When Amy Schumer put her river- and city-view Manhattan penthouse up for sale a couple months ago, the standup comedian, writer and actor didn’t leave much doubt that she and her young family planned to move to Brooklyn. “It’s pretty obvious where we are going,” she told the property gossips at The Wall Street Journal. “If you leave this borough, what borough do people usually move to? It’s not rocket science.”
Earlier this week, the real estate folks at the New York Post reported they heard Schumer and her chef husband Chris Fischer are in contract to acquire a stunningly rehabbed and exuberantly decorated townhouse in historic Brooklyn Heights. We’re now hearing the same.

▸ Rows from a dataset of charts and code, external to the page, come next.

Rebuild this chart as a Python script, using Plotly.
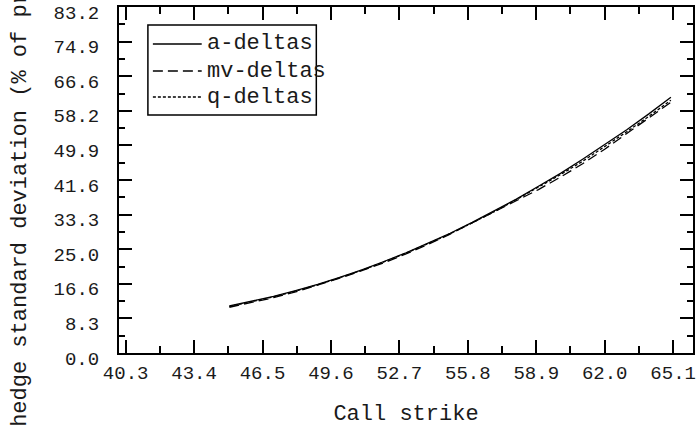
import plotly.graph_objects as go

# Call strikes and hedge standard deviation for each delta scheme
strikes = [45, 46, 47, 48, 49, 50, 51, 52, 53, 54, 55,
           56, 57, 58, 59, 60, 61, 62, 63, 64, 65]
a_deltas = [11.3, 12.4, 13.6, 15.0, 16.5, 18.2, 20.0, 22.0, 24.1, 26.4, 28.8,
            31.4, 34.1, 37.0, 40.1, 43.2, 46.6, 50.1, 53.7, 57.5, 61.5]
mv_deltas = [11.0, 12.1, 13.3, 14.7, 16.3, 18.0, 19.8, 21.7, 23.8, 26.1, 28.6,
             31.3, 34.1, 36.6, 39.3, 42.3, 45.5, 49.0, 52.7, 56.5, 60.3]
q_deltas = [11.2, 12.3, 13.5, 14.9, 16.4, 18.1, 19.9, 21.9, 24.0, 26.3, 28.7,
            31.3, 34.0, 36.9, 39.8, 42.9, 46.1, 49.6, 53.2, 56.9, 60.8]

x_ticks = [40.3, 43.4, 46.5, 49.6, 52.7, 55.8, 58.9, 62.0, 65.1]
x_tick_text = ["40.3", "43.4", "46.5", "49.6", "52.7", "55.8", "58.9", "62.0", "65.1"]
y_ticks = [0.0, 8.32, 16.64, 24.96, 33.28, 41.6, 49.92, 58.24, 66.56, 74.88, 83.2]
y_tick_text = ["0.0", "8.3", "16.6", "25.0", "33.3", "41.6", "49.9", "58.2", "66.6", "74.9", "83.2"]

series_names = ["a-deltas", "mv-deltas", "q-deltas"]
series_dash = ["solid", "10px,5px", "3px,2px"]

FONT = "Courier New, Liberation Mono, monospace"
INK = "#1a1a1a"
W, H = 696, 431
L, R, T, B = 119, 1, 7, 78
plot_w = W - L - R
plot_h = H - T - B

fig = go.Figure()
for name, ys, dash in zip(series_names, [a_deltas, mv_deltas, q_deltas], series_dash):
    fig.add_trace(go.Scatter(x=strikes, y=ys, mode="lines", name=name,
                             line=dict(color="black", width=1.3, dash=dash),
                             showlegend=False))

axis_common = dict(
    showline=True, linecolor="black", linewidth=2, mirror="allticks",
    ticks="inside", ticklen=13, tickwidth=2, tickcolor="black",
    showgrid=False, zeroline=False,
    tickfont=dict(family=FONT, size=19, color=INK),
)

fig.update_xaxes(range=[40.0, 66.0], tickmode="array", tickvals=x_ticks,
                 ticktext=x_tick_text,
                 minor=dict(ticks="inside", ticklen=7, tickwidth=2, tickcolor="black",
                            dtick=1.55, tick0=40.3, showgrid=False),
                 title=dict(text="Call strike", font=dict(family=FONT, size=22, color=INK),
                            standoff=21),
                 ticklabelstandoff=1,
                 **axis_common)
fig.update_yaxes(range=[0, 83.2], tickmode="array", tickvals=y_ticks,
                 ticktext=y_tick_text,
                 minor=dict(ticks="inside", ticklen=6, tickwidth=2, tickcolor="black",
                            dtick=4.16, tick0=0, showgrid=False),
                 ticklabelshift=5, ticklabelstandoff=14,
                 **axis_common)


def px_x(px):
    return (px - L) / plot_w


def px_y(py):
    return (H - B - py) / plot_h


# Legend box drawn in paper space
shapes = [dict(type="rect", xref="paper", yref="paper",
               x0=px_x(148), x1=px_x(317), y0=px_y(115), y1=px_y(25),
               line=dict(color="black", width=1.5), fillcolor="white", layer="above")]
annotations = []
rows_y = [44, 71, 97]
for name, dash, ry in zip(series_names, series_dash, rows_y):
    shapes.append(dict(type="line", xref="paper", yref="paper",
                       x0=px_x(153), x1=px_x(202), y0=px_y(ry), y1=px_y(ry),
                       line=dict(color="black", width=1.3, dash=dash), layer="above"))
    annotations.append(dict(xref="paper", yref="paper", x=px_x(205), y=px_y(ry),
                            xanchor="left", yanchor="middle", showarrow=False,
                            text=name, font=dict(family=FONT, size=22, color=INK)))

# Rotated y-axis title, anchored at its lower end
annotations.append(dict(xref="paper", yref="paper", x=px_x(20), y=px_y(429),
                        xanchor="center", yanchor="bottom", showarrow=False,
                        textangle=-90,
                        text="hedge standard deviation (% of premium)",
                        font=dict(family=FONT, size=22, color=INK)))

fig.update_layout(width=W, height=H,
                  margin=dict(l=L, r=R, t=T, b=B, pad=0),
                  paper_bgcolor="white", plot_bgcolor="white",
                  shapes=shapes, annotations=annotations, showlegend=False)

fig.write_html("out.html")
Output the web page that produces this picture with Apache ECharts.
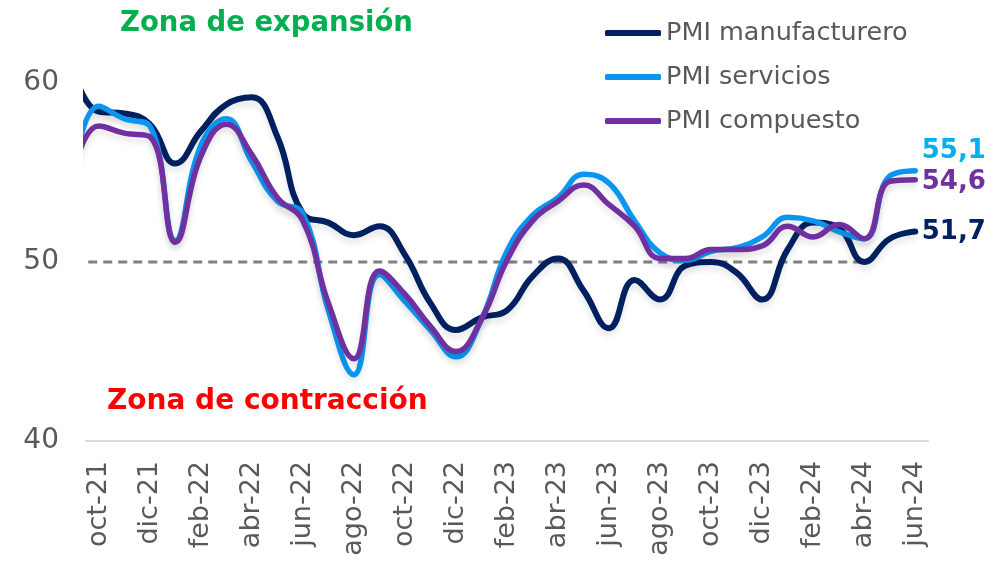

The townhouse everyone is pointing their fingers at dates to 1829, was featured in the 1987 Oscar-winning rom-com “Moonstruck” and is aptly described in listings held by Karen Talbott at Corcoran as “impeccably renovated with restored original charm and attention to detail.” The deal has yet to close, and the sale price is yet to be confirmed but the asking price is $11 million.
Painstakingly restored to maintain much of its original opulence, but thoroughly up to date with all the luxuries and creature comforts of a well-heeled modern lifestyle, the 26-foot-wide and 5,600-square-foot home stands four stories atop a finished basement and is capped by a mansard roof. There are four and potentially five bedrooms, 3.5 bathrooms that feature both antique and new fittings, 30 windows and a handful of fireplaces with flamboyant original marble mantels. As lovely as it all is, however, the property’s most coveted feature just may be the gated parking area, a rare commodity in the neighborhood.
Highlights include a full-floor double parlor divided by pilaster-flanked pocket doors — the rear parlor spills out to a terrace with stairs to the garden, and a full-floor primary suite that comprises two small studies, a wardrobe-lined dressing room and a roomy bathroom in which the shower is housed in a glass vitrine. Three guest and family bedrooms share the top floor with a hall bath and a second laundry area.
There’s a small gym, a large laundry room and tons of storage in the cellar below the cozy library, wrapped in bespoke built ins, and the garden-level kitchen, which boasts antique floorboards, reclaimed cabinetry retooled with swish soft-close hardware, exposed ceiling beams, top-end culinary equipment and antique built-in wooden shutters.
Schumer’s soon-to-be-former Manhattan home, a light-filled 4,500-square foot contemporary space with 360-degree views from its floor-to-ceiling windows and giant wraparound terrace, was acquired in 2016 for $12.5 million and remains for sale at $15 million.